• What to work on:
Select the lines that hold the word "this" and copy each one.

• Given information:
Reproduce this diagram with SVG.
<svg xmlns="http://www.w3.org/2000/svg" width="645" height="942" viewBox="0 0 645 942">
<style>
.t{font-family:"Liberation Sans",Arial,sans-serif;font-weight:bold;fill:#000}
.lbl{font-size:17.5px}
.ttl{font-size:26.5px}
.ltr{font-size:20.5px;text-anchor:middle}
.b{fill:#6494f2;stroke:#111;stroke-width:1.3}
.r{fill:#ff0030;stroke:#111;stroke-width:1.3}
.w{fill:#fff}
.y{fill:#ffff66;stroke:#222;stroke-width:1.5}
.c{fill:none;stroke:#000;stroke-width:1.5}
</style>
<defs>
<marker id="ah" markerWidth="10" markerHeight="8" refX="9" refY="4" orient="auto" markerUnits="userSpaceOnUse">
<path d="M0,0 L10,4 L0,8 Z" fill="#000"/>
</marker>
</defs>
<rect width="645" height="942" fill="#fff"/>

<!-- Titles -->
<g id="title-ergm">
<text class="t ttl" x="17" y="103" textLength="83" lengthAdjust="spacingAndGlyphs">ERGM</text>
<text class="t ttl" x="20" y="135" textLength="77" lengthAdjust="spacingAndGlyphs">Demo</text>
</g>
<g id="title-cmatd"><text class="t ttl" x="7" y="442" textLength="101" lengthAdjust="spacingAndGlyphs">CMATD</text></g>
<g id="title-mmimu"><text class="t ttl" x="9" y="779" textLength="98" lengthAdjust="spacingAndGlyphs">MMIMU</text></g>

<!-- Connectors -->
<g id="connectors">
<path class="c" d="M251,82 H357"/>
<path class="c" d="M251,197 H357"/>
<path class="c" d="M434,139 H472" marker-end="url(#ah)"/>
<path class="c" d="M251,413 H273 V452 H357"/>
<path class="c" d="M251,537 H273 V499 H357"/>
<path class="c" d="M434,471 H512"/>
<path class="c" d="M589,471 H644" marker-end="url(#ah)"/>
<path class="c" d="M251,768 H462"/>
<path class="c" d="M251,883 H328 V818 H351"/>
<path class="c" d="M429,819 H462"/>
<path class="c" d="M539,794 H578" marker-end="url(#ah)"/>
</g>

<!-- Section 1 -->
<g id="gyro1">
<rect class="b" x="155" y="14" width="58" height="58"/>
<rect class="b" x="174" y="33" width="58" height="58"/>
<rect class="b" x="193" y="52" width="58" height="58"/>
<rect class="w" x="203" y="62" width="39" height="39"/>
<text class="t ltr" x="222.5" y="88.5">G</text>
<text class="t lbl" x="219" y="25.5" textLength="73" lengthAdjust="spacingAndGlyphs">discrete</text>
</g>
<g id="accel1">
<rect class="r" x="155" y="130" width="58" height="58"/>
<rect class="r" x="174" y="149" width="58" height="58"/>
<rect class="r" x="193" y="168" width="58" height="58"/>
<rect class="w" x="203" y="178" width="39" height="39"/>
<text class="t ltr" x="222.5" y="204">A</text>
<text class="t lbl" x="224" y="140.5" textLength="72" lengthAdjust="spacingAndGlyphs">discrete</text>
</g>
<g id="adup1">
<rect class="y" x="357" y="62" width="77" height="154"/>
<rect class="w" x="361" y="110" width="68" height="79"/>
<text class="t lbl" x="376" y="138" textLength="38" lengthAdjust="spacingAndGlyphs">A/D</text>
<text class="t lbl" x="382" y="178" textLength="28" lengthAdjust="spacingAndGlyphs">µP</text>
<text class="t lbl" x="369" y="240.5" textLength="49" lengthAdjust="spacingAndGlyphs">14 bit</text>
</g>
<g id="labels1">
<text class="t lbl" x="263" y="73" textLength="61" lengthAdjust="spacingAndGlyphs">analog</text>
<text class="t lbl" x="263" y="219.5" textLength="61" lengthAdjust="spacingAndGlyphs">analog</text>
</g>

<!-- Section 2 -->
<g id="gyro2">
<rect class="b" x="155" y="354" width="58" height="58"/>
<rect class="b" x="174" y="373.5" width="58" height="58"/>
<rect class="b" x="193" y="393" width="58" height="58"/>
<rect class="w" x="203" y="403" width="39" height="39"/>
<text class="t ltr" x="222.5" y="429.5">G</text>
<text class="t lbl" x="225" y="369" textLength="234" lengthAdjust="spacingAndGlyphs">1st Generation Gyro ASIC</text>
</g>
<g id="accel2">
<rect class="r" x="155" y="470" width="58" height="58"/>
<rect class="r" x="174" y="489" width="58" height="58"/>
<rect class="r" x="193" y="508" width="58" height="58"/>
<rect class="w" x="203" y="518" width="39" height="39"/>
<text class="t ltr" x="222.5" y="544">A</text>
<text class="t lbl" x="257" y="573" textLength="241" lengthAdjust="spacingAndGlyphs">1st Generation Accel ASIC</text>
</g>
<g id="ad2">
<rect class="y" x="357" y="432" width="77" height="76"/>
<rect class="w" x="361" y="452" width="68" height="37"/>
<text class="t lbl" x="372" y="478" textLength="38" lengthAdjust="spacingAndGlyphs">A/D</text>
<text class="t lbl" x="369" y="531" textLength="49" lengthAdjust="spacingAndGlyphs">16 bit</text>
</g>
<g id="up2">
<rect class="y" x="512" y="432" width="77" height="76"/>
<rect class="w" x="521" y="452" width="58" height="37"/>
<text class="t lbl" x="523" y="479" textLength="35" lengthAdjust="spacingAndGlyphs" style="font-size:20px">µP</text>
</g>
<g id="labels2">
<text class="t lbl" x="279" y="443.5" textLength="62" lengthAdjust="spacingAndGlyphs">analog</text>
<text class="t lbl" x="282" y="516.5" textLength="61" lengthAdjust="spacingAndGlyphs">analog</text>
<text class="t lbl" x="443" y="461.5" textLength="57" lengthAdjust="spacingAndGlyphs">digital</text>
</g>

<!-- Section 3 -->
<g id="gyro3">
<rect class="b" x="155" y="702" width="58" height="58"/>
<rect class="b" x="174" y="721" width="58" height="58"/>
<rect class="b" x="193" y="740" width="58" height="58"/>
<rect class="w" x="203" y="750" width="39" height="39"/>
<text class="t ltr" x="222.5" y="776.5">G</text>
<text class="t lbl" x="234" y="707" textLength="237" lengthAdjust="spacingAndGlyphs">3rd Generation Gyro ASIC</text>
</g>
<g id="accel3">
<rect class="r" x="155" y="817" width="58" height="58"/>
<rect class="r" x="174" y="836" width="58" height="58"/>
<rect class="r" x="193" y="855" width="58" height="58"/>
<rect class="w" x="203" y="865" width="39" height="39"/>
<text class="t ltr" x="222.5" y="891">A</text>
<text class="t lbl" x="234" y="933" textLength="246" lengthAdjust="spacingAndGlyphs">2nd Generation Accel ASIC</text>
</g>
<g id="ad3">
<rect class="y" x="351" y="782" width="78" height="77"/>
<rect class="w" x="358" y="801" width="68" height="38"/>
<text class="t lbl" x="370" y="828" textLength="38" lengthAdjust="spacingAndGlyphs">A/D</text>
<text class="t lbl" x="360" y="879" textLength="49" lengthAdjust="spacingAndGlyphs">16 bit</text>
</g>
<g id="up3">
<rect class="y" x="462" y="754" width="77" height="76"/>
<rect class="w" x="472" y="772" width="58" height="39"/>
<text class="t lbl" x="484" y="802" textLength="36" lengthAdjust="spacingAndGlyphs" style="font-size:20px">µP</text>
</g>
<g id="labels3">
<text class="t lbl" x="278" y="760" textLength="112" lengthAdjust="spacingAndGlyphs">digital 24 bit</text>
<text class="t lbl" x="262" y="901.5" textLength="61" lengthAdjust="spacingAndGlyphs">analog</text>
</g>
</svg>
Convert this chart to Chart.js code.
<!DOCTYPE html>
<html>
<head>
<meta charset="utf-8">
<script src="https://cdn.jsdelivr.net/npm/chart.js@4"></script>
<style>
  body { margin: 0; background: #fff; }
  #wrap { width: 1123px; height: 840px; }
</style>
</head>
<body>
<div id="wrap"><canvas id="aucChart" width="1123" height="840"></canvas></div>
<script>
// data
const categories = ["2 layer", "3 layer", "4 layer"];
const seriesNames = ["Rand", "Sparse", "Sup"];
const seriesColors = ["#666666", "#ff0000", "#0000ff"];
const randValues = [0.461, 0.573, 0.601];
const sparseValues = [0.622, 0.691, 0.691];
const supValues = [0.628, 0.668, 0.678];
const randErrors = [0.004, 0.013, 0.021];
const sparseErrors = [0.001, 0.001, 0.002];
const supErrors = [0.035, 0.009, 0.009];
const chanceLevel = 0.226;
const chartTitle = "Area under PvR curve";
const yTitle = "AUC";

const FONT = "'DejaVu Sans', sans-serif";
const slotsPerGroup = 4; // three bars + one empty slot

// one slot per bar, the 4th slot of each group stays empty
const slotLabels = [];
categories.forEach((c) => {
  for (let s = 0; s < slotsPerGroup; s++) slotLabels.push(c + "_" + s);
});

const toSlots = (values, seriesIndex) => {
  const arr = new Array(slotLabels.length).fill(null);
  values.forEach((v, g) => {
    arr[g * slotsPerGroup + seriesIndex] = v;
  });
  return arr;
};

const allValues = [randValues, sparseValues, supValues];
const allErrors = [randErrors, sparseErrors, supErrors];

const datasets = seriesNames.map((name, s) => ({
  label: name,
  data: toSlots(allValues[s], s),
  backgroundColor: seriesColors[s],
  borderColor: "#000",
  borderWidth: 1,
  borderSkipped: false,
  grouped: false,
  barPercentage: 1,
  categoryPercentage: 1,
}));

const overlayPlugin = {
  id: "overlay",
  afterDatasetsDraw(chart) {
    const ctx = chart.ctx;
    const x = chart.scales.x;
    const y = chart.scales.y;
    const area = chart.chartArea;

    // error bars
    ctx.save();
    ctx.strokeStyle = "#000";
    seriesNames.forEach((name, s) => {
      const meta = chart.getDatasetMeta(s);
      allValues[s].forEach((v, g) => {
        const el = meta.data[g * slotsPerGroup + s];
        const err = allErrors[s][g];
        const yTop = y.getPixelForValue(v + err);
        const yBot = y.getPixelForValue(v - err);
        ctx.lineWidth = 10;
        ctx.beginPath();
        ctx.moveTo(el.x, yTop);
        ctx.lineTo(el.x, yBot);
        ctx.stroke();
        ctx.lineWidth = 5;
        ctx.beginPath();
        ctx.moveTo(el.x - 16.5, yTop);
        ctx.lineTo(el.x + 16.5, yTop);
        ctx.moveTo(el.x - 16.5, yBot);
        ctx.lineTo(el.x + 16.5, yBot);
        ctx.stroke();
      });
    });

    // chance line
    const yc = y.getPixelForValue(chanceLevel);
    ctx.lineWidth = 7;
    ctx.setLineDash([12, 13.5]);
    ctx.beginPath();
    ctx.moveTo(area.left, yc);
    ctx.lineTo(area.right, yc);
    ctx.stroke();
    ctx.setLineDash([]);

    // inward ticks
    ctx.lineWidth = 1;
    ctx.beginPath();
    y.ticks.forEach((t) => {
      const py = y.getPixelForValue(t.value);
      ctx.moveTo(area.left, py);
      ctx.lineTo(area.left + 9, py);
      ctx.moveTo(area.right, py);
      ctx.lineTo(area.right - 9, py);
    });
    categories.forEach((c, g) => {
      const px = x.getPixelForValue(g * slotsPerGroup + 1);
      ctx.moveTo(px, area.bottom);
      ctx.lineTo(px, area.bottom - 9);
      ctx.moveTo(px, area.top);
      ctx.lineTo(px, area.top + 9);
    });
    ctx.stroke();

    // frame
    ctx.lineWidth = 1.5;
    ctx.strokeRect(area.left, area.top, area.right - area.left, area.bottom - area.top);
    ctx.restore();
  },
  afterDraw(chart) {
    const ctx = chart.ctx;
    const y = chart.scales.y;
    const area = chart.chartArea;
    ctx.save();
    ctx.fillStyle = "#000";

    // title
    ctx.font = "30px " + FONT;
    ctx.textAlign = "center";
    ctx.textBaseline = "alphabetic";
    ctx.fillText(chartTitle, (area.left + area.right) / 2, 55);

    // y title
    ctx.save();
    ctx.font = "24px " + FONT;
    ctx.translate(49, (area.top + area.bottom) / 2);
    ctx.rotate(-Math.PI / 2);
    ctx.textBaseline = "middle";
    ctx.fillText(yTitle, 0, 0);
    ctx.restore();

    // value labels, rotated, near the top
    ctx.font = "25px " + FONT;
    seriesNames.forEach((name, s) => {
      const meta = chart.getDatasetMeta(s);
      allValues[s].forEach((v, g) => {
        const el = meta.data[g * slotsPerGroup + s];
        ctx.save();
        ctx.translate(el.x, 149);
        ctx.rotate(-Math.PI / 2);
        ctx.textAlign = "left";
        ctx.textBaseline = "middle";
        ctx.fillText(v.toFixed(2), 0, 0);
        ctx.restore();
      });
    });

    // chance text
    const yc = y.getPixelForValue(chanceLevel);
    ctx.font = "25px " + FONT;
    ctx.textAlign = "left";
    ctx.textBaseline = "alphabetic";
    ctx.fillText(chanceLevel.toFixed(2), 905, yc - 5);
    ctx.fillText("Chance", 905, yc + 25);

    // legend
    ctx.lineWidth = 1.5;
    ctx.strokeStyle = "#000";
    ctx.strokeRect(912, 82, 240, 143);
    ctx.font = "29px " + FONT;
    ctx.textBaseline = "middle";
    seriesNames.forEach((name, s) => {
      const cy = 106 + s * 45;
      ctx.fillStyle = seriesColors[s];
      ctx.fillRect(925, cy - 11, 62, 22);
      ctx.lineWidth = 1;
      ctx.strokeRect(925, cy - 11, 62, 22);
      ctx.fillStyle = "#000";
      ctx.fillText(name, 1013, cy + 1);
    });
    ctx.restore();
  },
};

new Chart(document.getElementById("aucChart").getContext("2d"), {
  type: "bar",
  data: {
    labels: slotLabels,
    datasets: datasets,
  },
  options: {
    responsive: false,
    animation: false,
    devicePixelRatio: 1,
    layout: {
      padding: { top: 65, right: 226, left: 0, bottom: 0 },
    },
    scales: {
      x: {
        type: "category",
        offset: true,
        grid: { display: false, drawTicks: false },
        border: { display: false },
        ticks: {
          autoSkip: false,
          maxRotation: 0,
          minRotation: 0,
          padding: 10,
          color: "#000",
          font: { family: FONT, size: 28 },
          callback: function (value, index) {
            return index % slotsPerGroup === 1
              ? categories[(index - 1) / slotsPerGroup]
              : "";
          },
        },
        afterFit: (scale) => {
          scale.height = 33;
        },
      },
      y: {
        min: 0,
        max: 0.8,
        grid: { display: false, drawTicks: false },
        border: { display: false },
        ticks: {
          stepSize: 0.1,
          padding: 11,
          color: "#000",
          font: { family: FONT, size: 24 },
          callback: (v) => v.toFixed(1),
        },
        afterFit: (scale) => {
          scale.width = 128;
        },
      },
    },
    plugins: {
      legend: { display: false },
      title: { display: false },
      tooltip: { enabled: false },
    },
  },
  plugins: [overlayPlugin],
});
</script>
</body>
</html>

• Output below:
Reproduce this diagram with SVG.
Convert this chart to Chart.js code.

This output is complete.